The U.S. Federal Reserve’s expected move to tighten monetary policy would have little impact on Thailand as its external stability remains strong, said Suthiwartnarueput.
“We look quite good. We have very high levels of foreign reserves, low levels of external debt and our current account is pretty much in balance,” the governor noted.
The Fed has indicated it could soon raise interest rates for the first time in more than three years as part of a broader tightening of easy monetary policy. Major central banks around the world slashed interest rates during the worst of pandemic in a bid to stimulate growth as Covid-19 took a toll, but the Fed has since signaled that it is preparing to raise rates again.
“The kind of stress that comes from the tightening of global financial conditions on that front — I think we have quite a bit of wiggle room relative to other emerging market economies,” he added.
Still, risks remain as the country’s economic recovery remains fragile and uncertain, according to the governor.
“A lot of our recovery is contingent upon what happens in terms of our tourism recovery,” said Suthiwartnarueput.
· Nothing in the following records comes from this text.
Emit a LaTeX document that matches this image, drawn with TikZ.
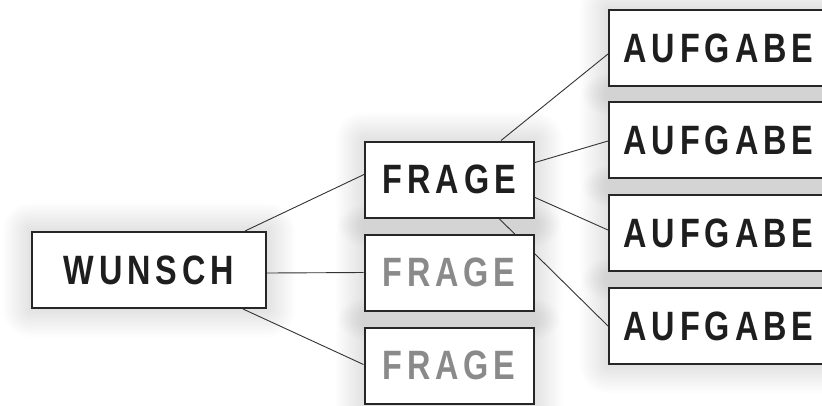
\documentclass[tikz,border=0pt]{standalone}
\usepackage{fontspec}
\newfontfamily\boxfont{Liberation Sans}[FakeStretch=0.79, LetterSpace=12]
\usetikzlibrary{calc}
\pgfdeclarelayer{shadow}
\pgfdeclarelayer{links}
\pgfsetlayers{shadow,links,main}

\definecolor{inkdark}{HTML}{1E1E1E}
\definecolor{inkgrey}{HTML}{8A8A8A}
\definecolor{frame}{HTML}{262626}

\tikzset{
  card/.style={draw=frame, line width=2pt, fill=white, inner sep=0pt,
    minimum width=#1, minimum height=76pt,
    font=\boxfont\bfseries\fontsize{41}{41}\selectfont, text=inkdark},
  card/.default=169pt,
  faded/.style={text=inkgrey},
  link/.style={draw=black!80, line width=0.9pt},
}

% soft glow behind a card
\newcommand\glow[1]{%
  \begin{pgfonlayer}{shadow}
    \foreach \i in {1,...,14}{
      \fill[black, opacity=0.009, rounded corners=2*\i pt]
        ($(#1.south west)+(-2*\i,2*\i)$) rectangle ($(#1.north east)+(2*\i,-2*\i)$);
    }
  \end{pgfonlayer}}

\begin{document}
\begin{tikzpicture}[x=1pt, y=-1pt]
  \useasboundingbox (0,0) rectangle (822,405);
  \clip (0,0) rectangle (822,405);
  \begin{pgfonlayer}{shadow}
    \fill[white] (0,0) rectangle (822,405);
  \end{pgfonlayer}

  % cards
  \node[card=234pt] (w)  at (149,270)   {WUNSCH};
  \node[card]       (f1) at (449.5,179.5) {FRAGE};
  \node[card, faded](f2) at (449,272.5) {FRAGE};
  \node[card, faded](f3) at (449,365.5) {FRAGE};
  \node[card=219pt] (a1) at (718.5,48)  {AUFGABE};
  \node[card=219pt] (a2) at (718.5,140) {AUFGABE};
  \node[card=219pt] (a3) at (718.5,233) {AUFGABE};
  \node[card=219pt] (a4) at (718.5,326) {AUFGABE};

  \foreach \n in {w,f1,f2,f3,a1,a2,a3,a4}{\glow{\n}}

  % connectors
  \begin{pgfonlayer}{links}
    \draw[link] ($(w.north west)+(214,0)$) -- ($(f1.north west)+(0,34)$);
    \draw[link] ($(w.north east)+(0,42)$)  -- ($(f2.north west)+(0,39)$);
    \draw[link] ($(w.south west)+(212,0)$) -- ($(f3.north west)+(0,38)$);
    \draw[link] ($(f1.north west)+(137,0)$) -- ($(a1.north west)+(0,45)$);
    \draw[link] ($(f1.north east)+(0,22)$) -- ($(a2.north west)+(0,40)$);
    \draw[link] ($(f1.north east)+(0,57)$) -- ($(a3.north west)+(0,36)$);
    \draw[link] ($(f1.south west)+(135,0)$) -- ($(a4.north west)+(0,39)$);
  \end{pgfonlayer}
\end{tikzpicture}
\end{document}
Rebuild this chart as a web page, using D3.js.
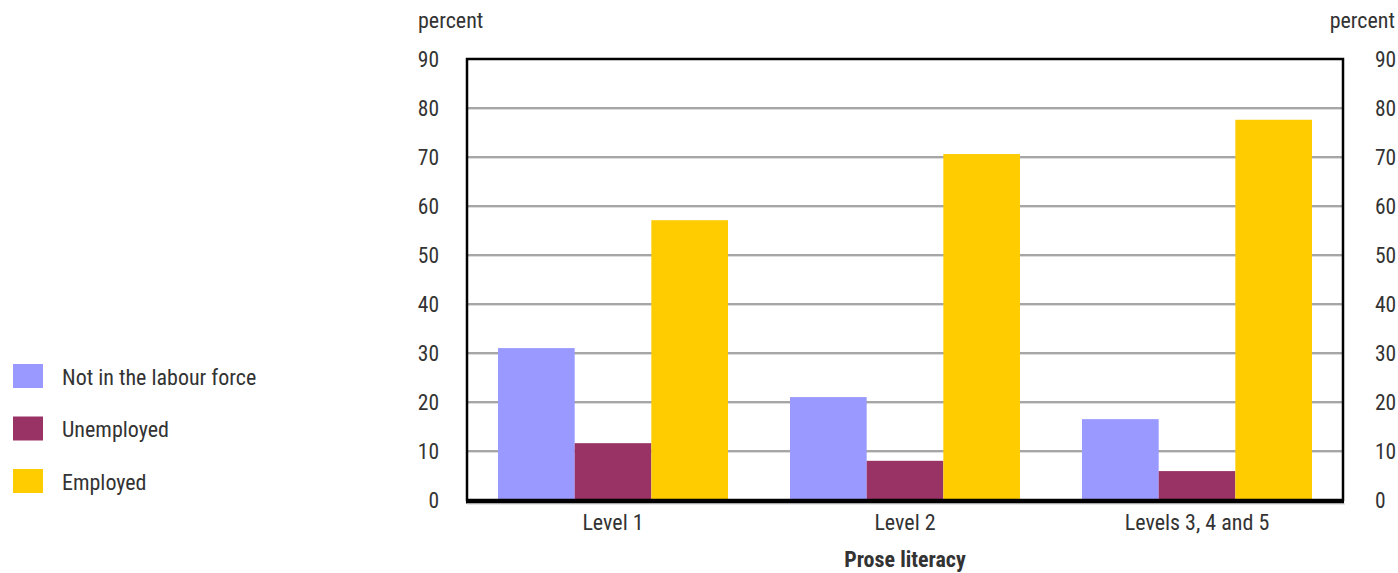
<!DOCTYPE html>
<html><head><meta charset="utf-8">
<script src="https://cdn.jsdelivr.net/npm/d3@7"></script>
<style>
body{margin:0;background:#fff;}
text{font-family:"Liberation Sans Narrow","Arial Narrow","Roboto Condensed",sans-serif;fill:#333;}
</style></head>
<body><svg id="c" width="1398" height="573"></svg>
<script>
const categories = ["Level 1", "Level 2", "Levels 3, 4 and 5"];
const series = ["Not in the labour force", "Unemployed", "Employed"];
const notInLabourForce = [31.0, 21.0, 16.5];
const unemployed = [11.6, 8.0, 5.9];
const employed = [57.1, 70.6, 77.6];
const colors = ["#9999ff", "#993366", "#ffcc00"];
const yTicks = [0,10,20,30,40,50,60,70,80,90];
const xTitle = "Prose literacy";
const yUnit = "percent";

const values = [notInLabourForce, unemployed, employed];
const svg = d3.select("#c");
const L = 467, R = 1343, T = 59, B = 500;
const x0 = d3.scaleBand().domain(categories).range([L, R]).padding(0);
const x1 = d3.scaleBand().domain(series).range([31, x0.bandwidth() - 31]).padding(0);
const y = d3.scaleLinear().domain([0, 90]).range([B, T]);

// gridlines
svg.append("g").selectAll("line").data(yTicks.filter(d => d > 0 && d < 90)).join("line")
  .attr("x1", L).attr("x2", R).attr("y1", d => y(d)).attr("y2", d => y(d))
  .attr("stroke", "#a6a6a6").attr("stroke-width", 2);
svg.append("g").selectAll("line").data(yTicks.filter(d => d > 0 && d < 90)).join("line")
  .attr("x1", L).attr("x2", R).attr("y1", d => y(d) + 1.5).attr("y2", d => y(d) + 1.5)
  .attr("stroke", "#dcdcdc").attr("stroke-width", 1);

// bars
const g = svg.append("g");
categories.forEach((c, i) => {
  series.forEach((s, j) => {
    g.append("rect")
      .attr("x", x0(c) + x1(s))
      .attr("width", x1.bandwidth())
      .attr("y", y(values[j][i]))
      .attr("height", B - y(values[j][i]))
      .attr("fill", colors[j]);
  });
});

// frame
svg.append("rect").attr("x", L).attr("y", T).attr("width", R - L).attr("height", B - T)
  .attr("fill", "none").attr("stroke", "#000").attr("stroke-width", 2.5);
svg.append("line").attr("x1", L - 1).attr("x2", R + 1).attr("y1", B + 1.5).attr("y2", B + 1.5)
  .attr("stroke", "#000").attr("stroke-width", 4);
svg.append("line").attr("x1", L).attr("x2", R + 2).attr("y1", B + 4).attr("y2", B + 4)
  .attr("stroke", "#ccc").attr("stroke-width", 1);

// axes
const yl = d3.axisLeft(y).tickValues(yTicks).tickSize(0).tickPadding(28);
const ya = svg.append("g").attr("transform", `translate(${L},0)`).call(yl);
ya.select(".domain").remove();
ya.selectAll("text").style("font-size", "21.5px").attr("fill", "#333").attr("dy", "0.35em");
const yr = d3.axisRight(y).tickValues(yTicks).tickSize(0).tickPadding(32);
const yra = svg.append("g").attr("transform", `translate(${R},0)`).call(yr);
yra.select(".domain").remove();
yra.selectAll("text").style("font-size", "21.5px").attr("fill", "#333").attr("dy", "0.35em");

const xa = d3.axisBottom(x0).tickSize(0).tickPadding(14);
const xg = svg.append("g").attr("transform", `translate(0,${B})`).call(xa);
xg.select(".domain").remove();
xg.selectAll("text").style("font-size", "22px").attr("fill", "#333").attr("dy", "0.71em");

svg.append("text").attr("x", 418).attr("y", 28).style("font-size", "22px").text(yUnit);
svg.append("text").attr("x", 1395).attr("y", 28).attr("text-anchor", "end").style("font-size", "22px").text(yUnit);

svg.append("text").attr("x", (L + R) / 2).attr("y", 567).attr("text-anchor", "middle")
  .style("font-size", "22px").style("font-weight", "bold").attr("fill", "#222").text(xTitle);

// legend
const lg = svg.append("g");
series.forEach((s, j) => {
  const yy = 364 + j * 52.5;
  lg.append("rect").attr("x", 13).attr("y", yy).attr("width", 30).attr("height", 24).attr("fill", colors[j]);
  lg.append("text").attr("x", 62).attr("y", yy + 13).attr("dy", "0.35em").style("font-size", "22px").text(s);
});
</script></body></html>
He said the government was also concerned about future variants of Covid.
“If a new variant comes out sometime during winter, which is close to the tourism high season, that would be… the kind of risks that we’re concerned,” he added.
According to the Thai central bank, the number of foreign tourist arrivals in December — particularly those from Europe — accelerated from the previous month, after seasonal adjustment.
“Nevertheless, the foreign tourist figures remained low as international travel restrictions in many countries remained in place,” it said.
The more substantive impact of tourism is on the country’s wage and employment front, said the governor.
“The employment footprint of tourism sectors that are related, either directly or indirectly, is close to about a fifth of our labor force. So without a recovery in tourism, it’s very hard for us to see things getting back to normal,” Suthiwartnaruepu said.